Each line that follows should be printed again exactly as it stands.

▶ _DATASET SECTION_:
━━━━━━━━━━━━━━━━

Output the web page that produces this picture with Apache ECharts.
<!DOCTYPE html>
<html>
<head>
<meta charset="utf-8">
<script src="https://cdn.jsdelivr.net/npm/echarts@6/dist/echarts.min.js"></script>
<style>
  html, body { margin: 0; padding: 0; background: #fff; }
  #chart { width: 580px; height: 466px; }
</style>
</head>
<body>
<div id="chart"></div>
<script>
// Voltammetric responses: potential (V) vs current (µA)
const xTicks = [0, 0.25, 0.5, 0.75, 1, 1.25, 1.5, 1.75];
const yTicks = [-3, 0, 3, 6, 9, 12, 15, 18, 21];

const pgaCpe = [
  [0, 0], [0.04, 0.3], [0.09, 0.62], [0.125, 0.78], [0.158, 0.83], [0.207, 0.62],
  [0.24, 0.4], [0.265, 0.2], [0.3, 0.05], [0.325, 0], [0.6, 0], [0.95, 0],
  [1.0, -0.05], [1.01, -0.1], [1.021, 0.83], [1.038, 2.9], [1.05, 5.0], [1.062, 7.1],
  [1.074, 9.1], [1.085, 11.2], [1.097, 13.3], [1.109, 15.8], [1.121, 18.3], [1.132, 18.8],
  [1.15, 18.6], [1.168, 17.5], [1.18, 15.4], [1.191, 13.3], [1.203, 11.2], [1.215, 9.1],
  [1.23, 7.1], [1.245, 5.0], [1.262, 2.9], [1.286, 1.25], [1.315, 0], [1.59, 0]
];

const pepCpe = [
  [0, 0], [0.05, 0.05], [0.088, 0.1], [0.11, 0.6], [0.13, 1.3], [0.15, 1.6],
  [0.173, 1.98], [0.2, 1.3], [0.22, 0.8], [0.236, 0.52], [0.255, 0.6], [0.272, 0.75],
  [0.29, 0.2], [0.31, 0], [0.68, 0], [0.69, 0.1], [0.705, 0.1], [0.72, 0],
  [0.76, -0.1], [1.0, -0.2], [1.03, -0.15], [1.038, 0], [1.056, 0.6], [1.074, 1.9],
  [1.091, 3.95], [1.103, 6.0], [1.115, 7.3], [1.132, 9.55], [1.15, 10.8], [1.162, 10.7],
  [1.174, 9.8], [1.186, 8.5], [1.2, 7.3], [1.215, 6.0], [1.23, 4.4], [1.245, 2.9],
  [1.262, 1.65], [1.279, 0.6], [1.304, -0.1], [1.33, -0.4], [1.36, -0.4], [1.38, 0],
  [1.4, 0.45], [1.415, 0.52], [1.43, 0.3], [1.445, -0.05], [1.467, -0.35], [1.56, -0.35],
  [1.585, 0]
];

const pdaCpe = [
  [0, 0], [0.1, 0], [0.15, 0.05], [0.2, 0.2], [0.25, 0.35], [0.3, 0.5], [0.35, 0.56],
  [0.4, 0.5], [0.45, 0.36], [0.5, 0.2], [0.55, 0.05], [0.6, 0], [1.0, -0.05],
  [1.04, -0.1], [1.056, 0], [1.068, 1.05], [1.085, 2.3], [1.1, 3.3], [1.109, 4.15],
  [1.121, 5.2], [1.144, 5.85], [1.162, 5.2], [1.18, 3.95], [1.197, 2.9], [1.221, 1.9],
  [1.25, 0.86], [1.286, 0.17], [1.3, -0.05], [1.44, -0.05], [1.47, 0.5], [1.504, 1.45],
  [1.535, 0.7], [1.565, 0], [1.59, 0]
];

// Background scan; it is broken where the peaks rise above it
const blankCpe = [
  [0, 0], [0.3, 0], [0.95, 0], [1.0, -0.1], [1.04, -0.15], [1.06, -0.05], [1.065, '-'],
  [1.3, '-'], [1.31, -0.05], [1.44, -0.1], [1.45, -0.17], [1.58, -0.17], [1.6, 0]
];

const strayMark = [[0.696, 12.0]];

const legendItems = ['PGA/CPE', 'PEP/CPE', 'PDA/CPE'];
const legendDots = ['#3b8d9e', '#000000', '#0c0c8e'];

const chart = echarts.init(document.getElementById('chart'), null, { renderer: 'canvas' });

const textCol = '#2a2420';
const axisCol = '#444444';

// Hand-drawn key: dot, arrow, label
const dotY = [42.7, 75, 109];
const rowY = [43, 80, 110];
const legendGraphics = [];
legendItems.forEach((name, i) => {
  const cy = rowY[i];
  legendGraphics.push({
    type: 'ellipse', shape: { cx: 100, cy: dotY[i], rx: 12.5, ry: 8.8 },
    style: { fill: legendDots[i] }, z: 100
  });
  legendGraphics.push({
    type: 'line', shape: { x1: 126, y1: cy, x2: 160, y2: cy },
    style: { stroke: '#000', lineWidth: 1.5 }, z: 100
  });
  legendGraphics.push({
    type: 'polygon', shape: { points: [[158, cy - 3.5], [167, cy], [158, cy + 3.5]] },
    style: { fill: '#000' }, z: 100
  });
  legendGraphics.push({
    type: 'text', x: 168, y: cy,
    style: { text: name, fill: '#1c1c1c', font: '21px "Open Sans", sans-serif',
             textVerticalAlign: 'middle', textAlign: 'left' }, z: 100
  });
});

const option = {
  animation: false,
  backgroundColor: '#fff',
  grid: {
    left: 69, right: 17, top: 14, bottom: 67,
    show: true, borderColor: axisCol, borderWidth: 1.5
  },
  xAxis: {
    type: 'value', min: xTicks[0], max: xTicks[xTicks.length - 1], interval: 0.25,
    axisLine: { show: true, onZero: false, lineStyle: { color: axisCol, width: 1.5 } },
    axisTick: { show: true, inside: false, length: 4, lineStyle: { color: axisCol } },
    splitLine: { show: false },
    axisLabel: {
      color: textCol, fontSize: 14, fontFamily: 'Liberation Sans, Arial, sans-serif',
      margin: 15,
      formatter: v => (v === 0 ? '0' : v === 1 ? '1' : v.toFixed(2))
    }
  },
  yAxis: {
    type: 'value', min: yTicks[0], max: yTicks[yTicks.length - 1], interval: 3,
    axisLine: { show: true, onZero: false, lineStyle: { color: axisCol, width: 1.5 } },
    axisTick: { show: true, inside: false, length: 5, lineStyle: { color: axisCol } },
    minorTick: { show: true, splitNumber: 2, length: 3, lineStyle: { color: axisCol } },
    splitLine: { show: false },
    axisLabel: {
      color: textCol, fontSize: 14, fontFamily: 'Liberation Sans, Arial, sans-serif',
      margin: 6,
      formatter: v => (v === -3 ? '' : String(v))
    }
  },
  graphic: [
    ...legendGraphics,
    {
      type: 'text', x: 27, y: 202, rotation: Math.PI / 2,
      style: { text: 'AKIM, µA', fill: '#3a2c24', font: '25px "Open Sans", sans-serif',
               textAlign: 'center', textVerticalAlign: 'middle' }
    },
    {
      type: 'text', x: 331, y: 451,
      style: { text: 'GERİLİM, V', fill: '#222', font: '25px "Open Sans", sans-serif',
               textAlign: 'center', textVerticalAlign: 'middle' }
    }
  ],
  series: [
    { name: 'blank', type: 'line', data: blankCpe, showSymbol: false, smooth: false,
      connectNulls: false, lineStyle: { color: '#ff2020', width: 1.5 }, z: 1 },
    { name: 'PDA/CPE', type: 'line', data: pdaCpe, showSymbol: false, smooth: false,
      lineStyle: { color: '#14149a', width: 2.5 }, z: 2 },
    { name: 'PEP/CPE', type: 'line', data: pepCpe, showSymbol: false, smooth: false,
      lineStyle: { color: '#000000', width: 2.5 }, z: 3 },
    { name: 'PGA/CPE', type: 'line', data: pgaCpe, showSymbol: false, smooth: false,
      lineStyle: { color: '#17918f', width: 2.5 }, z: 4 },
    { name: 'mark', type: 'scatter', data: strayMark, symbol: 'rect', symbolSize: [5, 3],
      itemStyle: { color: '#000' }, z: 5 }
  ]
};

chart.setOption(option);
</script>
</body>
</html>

━━━━━━━━━━━━━━━━

▶ _WRITTEN SOLUTION_:
Output the web page that produces this picture with Apache ECharts.
<!DOCTYPE html>
<html>
<head>
<meta charset="utf-8">
<script src="https://cdn.jsdelivr.net/npm/echarts@6/dist/echarts.min.js"></script>
<style>
  html, body { margin: 0; padding: 0; background: #fff; }
  #chart { width: 580px; height: 466px; }
</style>
</head>
<body>
<div id="chart"></div>
<script>
// Voltammetric responses: potential (V) vs current (µA)
const xTicks = [0, 0.25, 0.5, 0.75, 1, 1.25, 1.5, 1.75];
const yTicks = [-3, 0, 3, 6, 9, 12, 15, 18, 21];

const pgaCpe = [
  [0, 0], [0.04, 0.3], [0.09, 0.62], [0.125, 0.78], [0.158, 0.83], [0.207, 0.62],
  [0.24, 0.4], [0.265, 0.2], [0.3, 0.05], [0.325, 0], [0.6, 0], [0.95, 0],
  [1.0, -0.05], [1.01, -0.1], [1.021, 0.83], [1.038, 2.9], [1.05, 5.0], [1.062, 7.1],
  [1.074, 9.1], [1.085, 11.2], [1.097, 13.3], [1.109, 15.8], [1.121, 18.3], [1.132, 18.8],
  [1.15, 18.6], [1.168, 17.5], [1.18, 15.4], [1.191, 13.3], [1.203, 11.2], [1.215, 9.1],
  [1.23, 7.1], [1.245, 5.0], [1.262, 2.9], [1.286, 1.25], [1.315, 0], [1.59, 0]
];

const pepCpe = [
  [0, 0], [0.05, 0.05], [0.088, 0.1], [0.11, 0.6], [0.13, 1.3], [0.15, 1.6],
  [0.173, 1.98], [0.2, 1.3], [0.22, 0.8], [0.236, 0.52], [0.255, 0.6], [0.272, 0.75],
  [0.29, 0.2], [0.31, 0], [0.68, 0], [0.69, 0.1], [0.705, 0.1], [0.72, 0],
  [0.76, -0.1], [1.0, -0.2], [1.03, -0.15], [1.038, 0], [1.056, 0.6], [1.074, 1.9],
  [1.091, 3.95], [1.103, 6.0], [1.115, 7.3], [1.132, 9.55], [1.15, 10.8], [1.162, 10.7],
  [1.174, 9.8], [1.186, 8.5], [1.2, 7.3], [1.215, 6.0], [1.23, 4.4], [1.245, 2.9],
  [1.262, 1.65], [1.279, 0.6], [1.304, -0.1], [1.33, -0.4], [1.36, -0.4], [1.38, 0],
  [1.4, 0.45], [1.415, 0.52], [1.43, 0.3], [1.445, -0.05], [1.467, -0.35], [1.56, -0.35],
  [1.585, 0]
];

const pdaCpe = [
  [0, 0], [0.1, 0], [0.15, 0.05], [0.2, 0.2], [0.25, 0.35], [0.3, 0.5], [0.35, 0.56],
  [0.4, 0.5], [0.45, 0.36], [0.5, 0.2], [0.55, 0.05], [0.6, 0], [1.0, -0.05],
  [1.04, -0.1], [1.056, 0], [1.068, 1.05], [1.085, 2.3], [1.1, 3.3], [1.109, 4.15],
  [1.121, 5.2], [1.144, 5.85], [1.162, 5.2], [1.18, 3.95], [1.197, 2.9], [1.221, 1.9],
  [1.25, 0.86], [1.286, 0.17], [1.3, -0.05], [1.44, -0.05], [1.47, 0.5], [1.504, 1.45],
  [1.535, 0.7], [1.565, 0], [1.59, 0]
];

// Background scan; it is broken where the peaks rise above it
const blankCpe = [
  [0, 0], [0.3, 0], [0.95, 0], [1.0, -0.1], [1.04, -0.15], [1.06, -0.05], [1.065, '-'],
  [1.3, '-'], [1.31, -0.05], [1.44, -0.1], [1.45, -0.17], [1.58, -0.17], [1.6, 0]
];

const strayMark = [[0.696, 12.0]];

const legendItems = ['PGA/CPE', 'PEP/CPE', 'PDA/CPE'];
const legendDots = ['#3b8d9e', '#000000', '#0c0c8e'];

const chart = echarts.init(document.getElementById('chart'), null, { renderer: 'canvas' });

const textCol = '#2a2420';
const axisCol = '#444444';

// Hand-drawn key: dot, arrow, label
const dotY = [42.7, 75, 109];
const rowY = [43, 80, 110];
const legendGraphics = [];
legendItems.forEach((name, i) => {
  const cy = rowY[i];
  legendGraphics.push({
    type: 'ellipse', shape: { cx: 100, cy: dotY[i], rx: 12.5, ry: 8.8 },
    style: { fill: legendDots[i] }, z: 100
  });
  legendGraphics.push({
    type: 'line', shape: { x1: 126, y1: cy, x2: 160, y2: cy },
    style: { stroke: '#000', lineWidth: 1.5 }, z: 100
  });
  legendGraphics.push({
    type: 'polygon', shape: { points: [[158, cy - 3.5], [167, cy], [158, cy + 3.5]] },
    style: { fill: '#000' }, z: 100
  });
  legendGraphics.push({
    type: 'text', x: 168, y: cy,
    style: { text: name, fill: '#1c1c1c', font: '21px "Open Sans", sans-serif',
             textVerticalAlign: 'middle', textAlign: 'left' }, z: 100
  });
});

const option = {
  animation: false,
  backgroundColor: '#fff',
  grid: {
    left: 69, right: 17, top: 14, bottom: 67,
    show: true, borderColor: axisCol, borderWidth: 1.5
  },
  xAxis: {
    type: 'value', min: xTicks[0], max: xTicks[xTicks.length - 1], interval: 0.25,
    axisLine: { show: true, onZero: false, lineStyle: { color: axisCol, width: 1.5 } },
    axisTick: { show: true, inside: false, length: 4, lineStyle: { color: axisCol } },
    splitLine: { show: false },
    axisLabel: {
      color: textCol, fontSize: 14, fontFamily: 'Liberation Sans, Arial, sans-serif',
      margin: 15,
      formatter: v => (v === 0 ? '0' : v === 1 ? '1' : v.toFixed(2))
    }
  },
  yAxis: {
    type: 'value', min: yTicks[0], max: yTicks[yTicks.length - 1], interval: 3,
    axisLine: { show: true, onZero: false, lineStyle: { color: axisCol, width: 1.5 } },
    axisTick: { show: true, inside: false, length: 5, lineStyle: { color: axisCol } },
    minorTick: { show: true, splitNumber: 2, length: 3, lineStyle: { color: axisCol } },
    splitLine: { show: false },
    axisLabel: {
      color: textCol, fontSize: 14, fontFamily: 'Liberation Sans, Arial, sans-serif',
      margin: 6,
      formatter: v => (v === -3 ? '' : String(v))
    }
  },
  graphic: [
    ...legendGraphics,
    {
      type: 'text', x: 27, y: 202, rotation: Math.PI / 2,
      style: { text: 'AKIM, µA', fill: '#3a2c24', font: '25px "Open Sans", sans-serif',
               textAlign: 'center', textVerticalAlign: 'middle' }
    },
    {
      type: 'text', x: 331, y: 451,
      style: { text: 'GERİLİM, V', fill: '#222', font: '25px "Open Sans", sans-serif',
               textAlign: 'center', textVerticalAlign: 'middle' }
    }
  ],
  series: [
    { name: 'blank', type: 'line', data: blankCpe, showSymbol: false, smooth: false,
      connectNulls: false, lineStyle: { color: '#ff2020', width: 1.5 }, z: 1 },
    { name: 'PDA/CPE', type: 'line', data: pdaCpe, showSymbol: false, smooth: false,
      lineStyle: { color: '#14149a', width: 2.5 }, z: 2 },
    { name: 'PEP/CPE', type: 'line', data: pepCpe, showSymbol: false, smooth: false,
      lineStyle: { color: '#000000', width: 2.5 }, z: 3 },
    { name: 'PGA/CPE', type: 'line', data: pgaCpe, showSymbol: false, smooth: false,
      lineStyle: { color: '#17918f', width: 2.5 }, z: 4 },
    { name: 'mark', type: 'scatter', data: strayMark, symbol: 'rect', symbolSize: [5, 3],
      itemStyle: { color: '#000' }, z: 5 }
  ]
};

chart.setOption(option);
</script>
</body>
</html>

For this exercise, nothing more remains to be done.